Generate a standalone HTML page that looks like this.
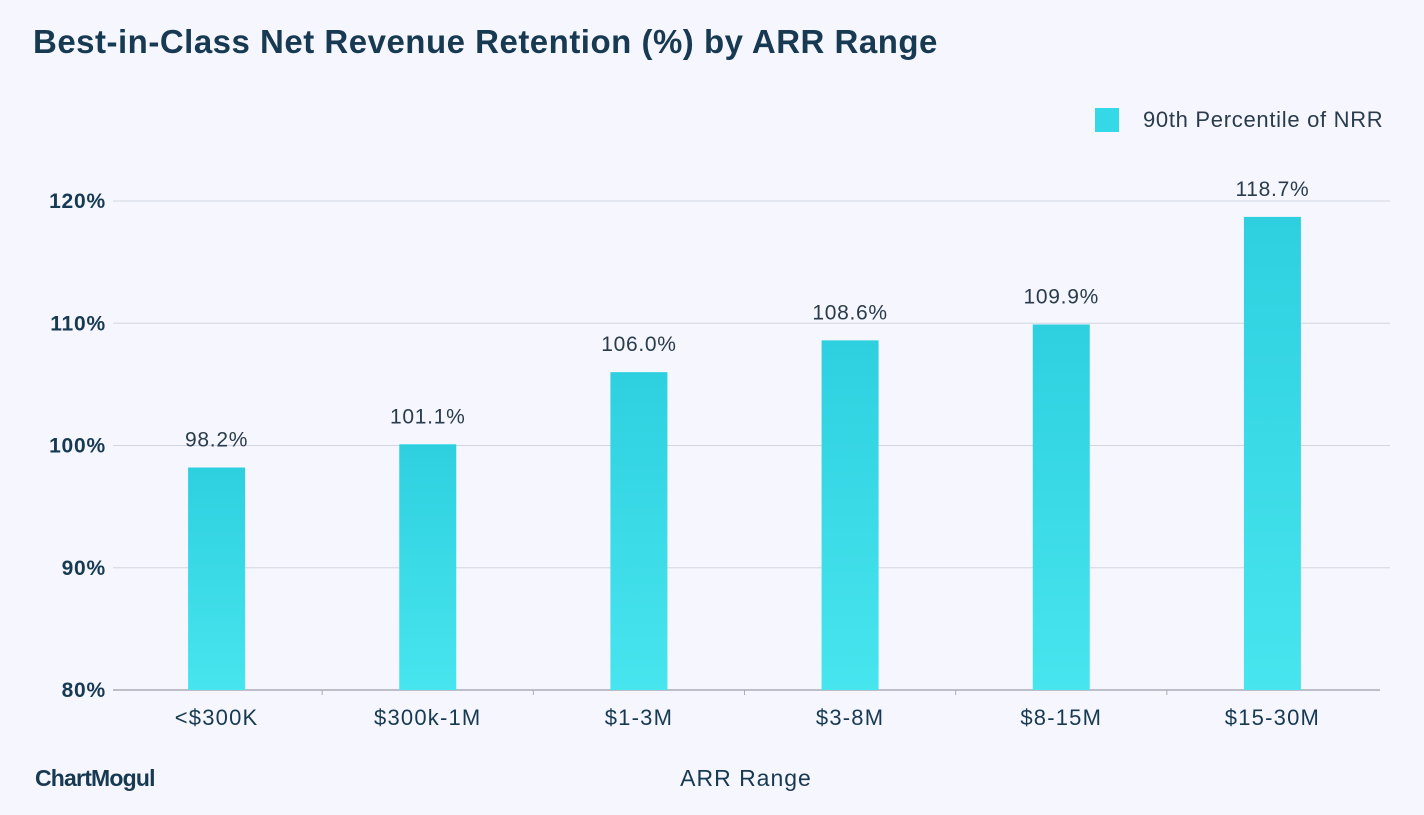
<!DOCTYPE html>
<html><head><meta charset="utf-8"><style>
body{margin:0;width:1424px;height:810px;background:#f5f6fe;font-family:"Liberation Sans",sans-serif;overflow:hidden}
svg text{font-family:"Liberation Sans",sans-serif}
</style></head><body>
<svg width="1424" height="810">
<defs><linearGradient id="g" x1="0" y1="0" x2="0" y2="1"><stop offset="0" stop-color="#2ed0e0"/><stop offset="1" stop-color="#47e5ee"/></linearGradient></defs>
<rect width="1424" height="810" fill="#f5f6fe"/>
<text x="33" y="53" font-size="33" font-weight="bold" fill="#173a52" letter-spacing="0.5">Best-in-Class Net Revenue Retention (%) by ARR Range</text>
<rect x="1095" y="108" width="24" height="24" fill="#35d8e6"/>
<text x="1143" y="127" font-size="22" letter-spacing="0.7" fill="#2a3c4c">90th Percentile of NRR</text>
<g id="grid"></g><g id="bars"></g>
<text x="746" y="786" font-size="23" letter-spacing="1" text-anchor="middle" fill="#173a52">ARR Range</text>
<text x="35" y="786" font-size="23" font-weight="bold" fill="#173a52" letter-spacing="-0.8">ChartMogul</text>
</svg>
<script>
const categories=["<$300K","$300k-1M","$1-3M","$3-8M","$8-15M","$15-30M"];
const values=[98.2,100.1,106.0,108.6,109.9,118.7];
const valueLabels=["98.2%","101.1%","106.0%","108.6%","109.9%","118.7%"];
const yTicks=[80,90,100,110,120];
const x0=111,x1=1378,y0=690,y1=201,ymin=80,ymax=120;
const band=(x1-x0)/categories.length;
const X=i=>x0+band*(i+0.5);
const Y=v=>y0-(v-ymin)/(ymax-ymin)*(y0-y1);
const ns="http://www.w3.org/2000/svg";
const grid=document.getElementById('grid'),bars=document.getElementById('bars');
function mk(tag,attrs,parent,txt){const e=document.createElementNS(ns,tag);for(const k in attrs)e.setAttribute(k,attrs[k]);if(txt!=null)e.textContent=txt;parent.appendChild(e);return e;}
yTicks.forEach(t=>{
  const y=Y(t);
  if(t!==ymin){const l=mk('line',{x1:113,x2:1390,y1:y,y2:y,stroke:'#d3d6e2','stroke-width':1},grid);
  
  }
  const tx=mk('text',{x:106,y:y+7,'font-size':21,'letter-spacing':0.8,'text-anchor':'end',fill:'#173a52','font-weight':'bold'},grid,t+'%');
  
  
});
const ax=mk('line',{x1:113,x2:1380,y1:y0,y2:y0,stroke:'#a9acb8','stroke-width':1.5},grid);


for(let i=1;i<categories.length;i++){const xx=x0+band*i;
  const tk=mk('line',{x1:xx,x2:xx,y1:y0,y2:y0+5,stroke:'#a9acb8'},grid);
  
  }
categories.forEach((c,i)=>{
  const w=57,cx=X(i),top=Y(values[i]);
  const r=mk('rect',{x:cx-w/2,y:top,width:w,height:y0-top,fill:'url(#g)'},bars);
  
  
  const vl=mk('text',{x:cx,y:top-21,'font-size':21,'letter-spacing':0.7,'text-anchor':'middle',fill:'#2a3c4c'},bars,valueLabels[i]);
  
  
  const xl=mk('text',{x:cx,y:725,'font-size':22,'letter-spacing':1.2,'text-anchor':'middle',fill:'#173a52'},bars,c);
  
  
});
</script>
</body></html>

* _Instructions to follow_
Copy out every line of the material above exactly, skipping the pictures.

* _Task response_
Generate a standalone HTML page that looks like this.
<!DOCTYPE html>
<html><head><meta charset="utf-8"><style>
body{margin:0;width:1424px;height:810px;background:#f5f6fe;font-family:"Liberation Sans",sans-serif;overflow:hidden}
svg text{font-family:"Liberation Sans",sans-serif}
</style></head><body>
<svg width="1424" height="810">
<defs><linearGradient id="g" x1="0" y1="0" x2="0" y2="1"><stop offset="0" stop-color="#2ed0e0"/><stop offset="1" stop-color="#47e5ee"/></linearGradient></defs>
<rect width="1424" height="810" fill="#f5f6fe"/>
<text x="33" y="53" font-size="33" font-weight="bold" fill="#173a52" letter-spacing="0.5">Best-in-Class Net Revenue Retention (%) by ARR Range</text>
<rect x="1095" y="108" width="24" height="24" fill="#35d8e6"/>
<text x="1143" y="127" font-size="22" letter-spacing="0.7" fill="#2a3c4c">90th Percentile of NRR</text>
<g id="grid"></g><g id="bars"></g>
<text x="746" y="786" font-size="23" letter-spacing="1" text-anchor="middle" fill="#173a52">ARR Range</text>
<text x="35" y="786" font-size="23" font-weight="bold" fill="#173a52" letter-spacing="-0.8">ChartMogul</text>
</svg>
<script>
const categories=["<$300K","$300k-1M","$1-3M","$3-8M","$8-15M","$15-30M"];
const values=[98.2,100.1,106.0,108.6,109.9,118.7];
const valueLabels=["98.2%","101.1%","106.0%","108.6%","109.9%","118.7%"];
const yTicks=[80,90,100,110,120];
const x0=111,x1=1378,y0=690,y1=201,ymin=80,ymax=120;
const band=(x1-x0)/categories.length;
const X=i=>x0+band*(i+0.5);
const Y=v=>y0-(v-ymin)/(ymax-ymin)*(y0-y1);
const ns="http://www.w3.org/2000/svg";
const grid=document.getElementById('grid'),bars=document.getElementById('bars');
function mk(tag,attrs,parent,txt){const e=document.createElementNS(ns,tag);for(const k in attrs)e.setAttribute(k,attrs[k]);if(txt!=null)e.textContent=txt;parent.appendChild(e);return e;}
yTicks.forEach(t=>{
  const y=Y(t);
  if(t!==ymin){const l=mk('line',{x1:113,x2:1390,y1:y,y2:y,stroke:'#d3d6e2','stroke-width':1},grid);
  
  }
  const tx=mk('text',{x:106,y:y+7,'font-size':21,'letter-spacing':0.8,'text-anchor':'end',fill:'#173a52','font-weight':'bold'},grid,t+'%');
  
  
});
const ax=mk('line',{x1:113,x2:1380,y1:y0,y2:y0,stroke:'#a9acb8','stroke-width':1.5},grid);


for(let i=1;i<categories.length;i++){const xx=x0+band*i;
  const tk=mk('line',{x1:xx,x2:xx,y1:y0,y2:y0+5,stroke:'#a9acb8'},grid);
  
  }
categories.forEach((c,i)=>{
  const w=57,cx=X(i),top=Y(values[i]);
  const r=mk('rect',{x:cx-w/2,y:top,width:w,height:y0-top,fill:'url(#g)'},bars);
  
  
  const vl=mk('text',{x:cx,y:top-21,'font-size':21,'letter-spacing':0.7,'text-anchor':'middle',fill:'#2a3c4c'},bars,valueLabels[i]);
  
  
  const xl=mk('text',{x:cx,y:725,'font-size':22,'letter-spacing':1.2,'text-anchor':'middle',fill:'#173a52'},bars,c);
  
  
});
</script>
</body></html>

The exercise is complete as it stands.